> **Stated exercise**
Please output exactly the lines of the material from the first through the line containing "import * as", and nothing more.

● ● ● ● ●

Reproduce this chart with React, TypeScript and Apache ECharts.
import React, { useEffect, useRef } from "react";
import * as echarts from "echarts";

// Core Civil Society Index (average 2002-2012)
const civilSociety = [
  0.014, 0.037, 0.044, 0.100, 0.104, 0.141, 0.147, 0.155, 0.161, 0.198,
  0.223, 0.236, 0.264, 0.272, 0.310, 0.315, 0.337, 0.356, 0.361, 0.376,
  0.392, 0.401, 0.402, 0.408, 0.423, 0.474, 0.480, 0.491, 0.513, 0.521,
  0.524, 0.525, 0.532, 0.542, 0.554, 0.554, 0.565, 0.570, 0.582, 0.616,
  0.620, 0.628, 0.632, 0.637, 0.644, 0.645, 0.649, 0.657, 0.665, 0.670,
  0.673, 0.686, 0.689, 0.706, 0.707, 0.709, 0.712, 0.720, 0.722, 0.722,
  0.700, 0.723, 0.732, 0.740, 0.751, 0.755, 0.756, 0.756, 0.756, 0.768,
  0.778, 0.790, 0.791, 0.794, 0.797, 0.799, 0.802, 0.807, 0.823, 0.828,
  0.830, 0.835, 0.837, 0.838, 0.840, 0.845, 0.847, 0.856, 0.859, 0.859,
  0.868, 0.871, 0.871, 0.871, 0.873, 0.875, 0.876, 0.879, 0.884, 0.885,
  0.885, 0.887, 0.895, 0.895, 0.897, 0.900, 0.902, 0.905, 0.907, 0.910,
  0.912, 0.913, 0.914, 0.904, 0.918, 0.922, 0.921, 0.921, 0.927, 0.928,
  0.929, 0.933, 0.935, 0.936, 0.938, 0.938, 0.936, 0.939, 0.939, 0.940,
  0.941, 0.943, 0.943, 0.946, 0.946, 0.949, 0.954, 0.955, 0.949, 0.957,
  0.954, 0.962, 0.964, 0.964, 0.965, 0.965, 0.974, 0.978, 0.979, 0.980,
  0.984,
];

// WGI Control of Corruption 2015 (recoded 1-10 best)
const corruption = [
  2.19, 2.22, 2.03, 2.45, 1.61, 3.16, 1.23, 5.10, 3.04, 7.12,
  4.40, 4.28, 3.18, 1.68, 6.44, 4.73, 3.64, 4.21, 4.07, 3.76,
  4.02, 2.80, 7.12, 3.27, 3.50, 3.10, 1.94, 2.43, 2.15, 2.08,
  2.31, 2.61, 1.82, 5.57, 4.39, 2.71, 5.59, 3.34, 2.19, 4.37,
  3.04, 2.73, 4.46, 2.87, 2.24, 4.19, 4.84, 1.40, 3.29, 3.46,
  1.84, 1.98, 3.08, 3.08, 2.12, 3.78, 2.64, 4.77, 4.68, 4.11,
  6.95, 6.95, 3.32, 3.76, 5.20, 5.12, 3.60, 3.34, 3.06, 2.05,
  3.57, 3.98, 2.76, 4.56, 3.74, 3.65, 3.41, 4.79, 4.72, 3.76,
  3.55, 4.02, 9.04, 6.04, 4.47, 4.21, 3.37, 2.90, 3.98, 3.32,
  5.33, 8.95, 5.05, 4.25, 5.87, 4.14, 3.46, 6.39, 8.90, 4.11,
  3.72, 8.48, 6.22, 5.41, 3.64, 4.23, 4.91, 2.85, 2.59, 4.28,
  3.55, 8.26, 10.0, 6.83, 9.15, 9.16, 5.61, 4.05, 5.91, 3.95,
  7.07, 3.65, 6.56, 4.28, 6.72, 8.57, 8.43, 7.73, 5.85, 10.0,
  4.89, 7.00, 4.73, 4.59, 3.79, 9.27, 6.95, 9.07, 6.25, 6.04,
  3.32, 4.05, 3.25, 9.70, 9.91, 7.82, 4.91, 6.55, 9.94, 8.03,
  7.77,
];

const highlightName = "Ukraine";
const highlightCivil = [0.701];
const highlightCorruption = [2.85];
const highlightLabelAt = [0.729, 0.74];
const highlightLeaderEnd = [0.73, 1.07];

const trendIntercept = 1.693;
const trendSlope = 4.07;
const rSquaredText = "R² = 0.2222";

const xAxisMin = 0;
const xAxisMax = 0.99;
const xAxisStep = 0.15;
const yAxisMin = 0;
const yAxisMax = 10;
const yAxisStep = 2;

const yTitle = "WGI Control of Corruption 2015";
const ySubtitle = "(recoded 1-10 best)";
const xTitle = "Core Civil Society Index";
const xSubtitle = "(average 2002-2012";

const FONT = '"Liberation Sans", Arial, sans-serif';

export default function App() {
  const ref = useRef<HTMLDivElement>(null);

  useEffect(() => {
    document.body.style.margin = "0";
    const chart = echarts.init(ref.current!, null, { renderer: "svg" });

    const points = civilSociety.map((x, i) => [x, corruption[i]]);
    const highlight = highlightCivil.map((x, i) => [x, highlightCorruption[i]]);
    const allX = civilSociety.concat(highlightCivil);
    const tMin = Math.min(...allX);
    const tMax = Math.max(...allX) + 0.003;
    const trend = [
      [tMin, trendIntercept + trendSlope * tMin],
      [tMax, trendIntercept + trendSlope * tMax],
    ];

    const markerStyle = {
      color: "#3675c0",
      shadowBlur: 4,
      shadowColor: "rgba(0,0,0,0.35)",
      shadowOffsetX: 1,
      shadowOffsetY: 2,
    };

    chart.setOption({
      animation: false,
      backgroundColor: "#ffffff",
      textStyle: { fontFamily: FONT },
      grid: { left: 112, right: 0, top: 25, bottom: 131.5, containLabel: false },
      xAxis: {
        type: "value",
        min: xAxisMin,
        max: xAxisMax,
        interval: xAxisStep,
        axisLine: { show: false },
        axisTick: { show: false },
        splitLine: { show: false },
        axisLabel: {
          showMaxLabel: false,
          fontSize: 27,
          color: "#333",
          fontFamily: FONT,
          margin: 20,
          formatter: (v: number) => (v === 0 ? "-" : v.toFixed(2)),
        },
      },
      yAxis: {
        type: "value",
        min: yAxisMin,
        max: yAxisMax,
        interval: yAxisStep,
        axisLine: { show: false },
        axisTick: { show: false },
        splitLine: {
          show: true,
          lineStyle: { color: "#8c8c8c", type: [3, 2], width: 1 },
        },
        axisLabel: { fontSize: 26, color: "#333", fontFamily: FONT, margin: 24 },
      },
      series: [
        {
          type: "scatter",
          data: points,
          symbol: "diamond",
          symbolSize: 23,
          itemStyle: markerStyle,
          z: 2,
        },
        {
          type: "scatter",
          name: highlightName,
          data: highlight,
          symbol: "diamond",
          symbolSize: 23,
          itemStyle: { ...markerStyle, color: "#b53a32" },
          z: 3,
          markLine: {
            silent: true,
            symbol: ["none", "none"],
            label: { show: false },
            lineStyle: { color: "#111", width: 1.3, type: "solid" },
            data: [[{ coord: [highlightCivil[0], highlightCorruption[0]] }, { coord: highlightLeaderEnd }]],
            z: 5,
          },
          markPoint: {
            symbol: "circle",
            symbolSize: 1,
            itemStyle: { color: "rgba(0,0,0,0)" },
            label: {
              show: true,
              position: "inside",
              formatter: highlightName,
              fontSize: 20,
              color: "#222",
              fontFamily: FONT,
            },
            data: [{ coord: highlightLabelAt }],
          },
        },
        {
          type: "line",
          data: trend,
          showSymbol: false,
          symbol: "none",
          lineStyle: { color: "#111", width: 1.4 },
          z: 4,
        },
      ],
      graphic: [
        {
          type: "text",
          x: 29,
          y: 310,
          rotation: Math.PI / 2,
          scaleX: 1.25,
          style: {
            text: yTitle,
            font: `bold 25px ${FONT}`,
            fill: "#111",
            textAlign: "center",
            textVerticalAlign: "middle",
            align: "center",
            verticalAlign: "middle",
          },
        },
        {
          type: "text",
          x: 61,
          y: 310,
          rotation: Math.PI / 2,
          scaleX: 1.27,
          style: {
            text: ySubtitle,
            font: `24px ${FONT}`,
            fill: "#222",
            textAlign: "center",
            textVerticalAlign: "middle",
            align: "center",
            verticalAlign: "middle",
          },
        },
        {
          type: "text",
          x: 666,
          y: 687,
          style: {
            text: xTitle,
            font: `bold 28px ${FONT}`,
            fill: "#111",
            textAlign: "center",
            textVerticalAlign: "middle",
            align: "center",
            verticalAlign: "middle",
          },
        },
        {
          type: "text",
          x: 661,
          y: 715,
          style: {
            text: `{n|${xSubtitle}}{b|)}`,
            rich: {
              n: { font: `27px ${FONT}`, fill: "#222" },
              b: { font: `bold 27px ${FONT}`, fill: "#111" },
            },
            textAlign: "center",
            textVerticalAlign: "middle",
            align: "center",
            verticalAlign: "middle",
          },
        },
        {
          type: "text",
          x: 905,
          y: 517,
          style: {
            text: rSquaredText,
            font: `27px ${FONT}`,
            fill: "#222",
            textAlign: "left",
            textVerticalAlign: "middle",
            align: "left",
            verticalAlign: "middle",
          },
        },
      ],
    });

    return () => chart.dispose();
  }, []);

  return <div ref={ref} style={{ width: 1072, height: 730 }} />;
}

● ● ● ● ●

> **Exercise output**
Reproduce this chart with React, TypeScript and Apache ECharts.
import React, { useEffect, useRef } from "react";
import * as echarts from "echarts";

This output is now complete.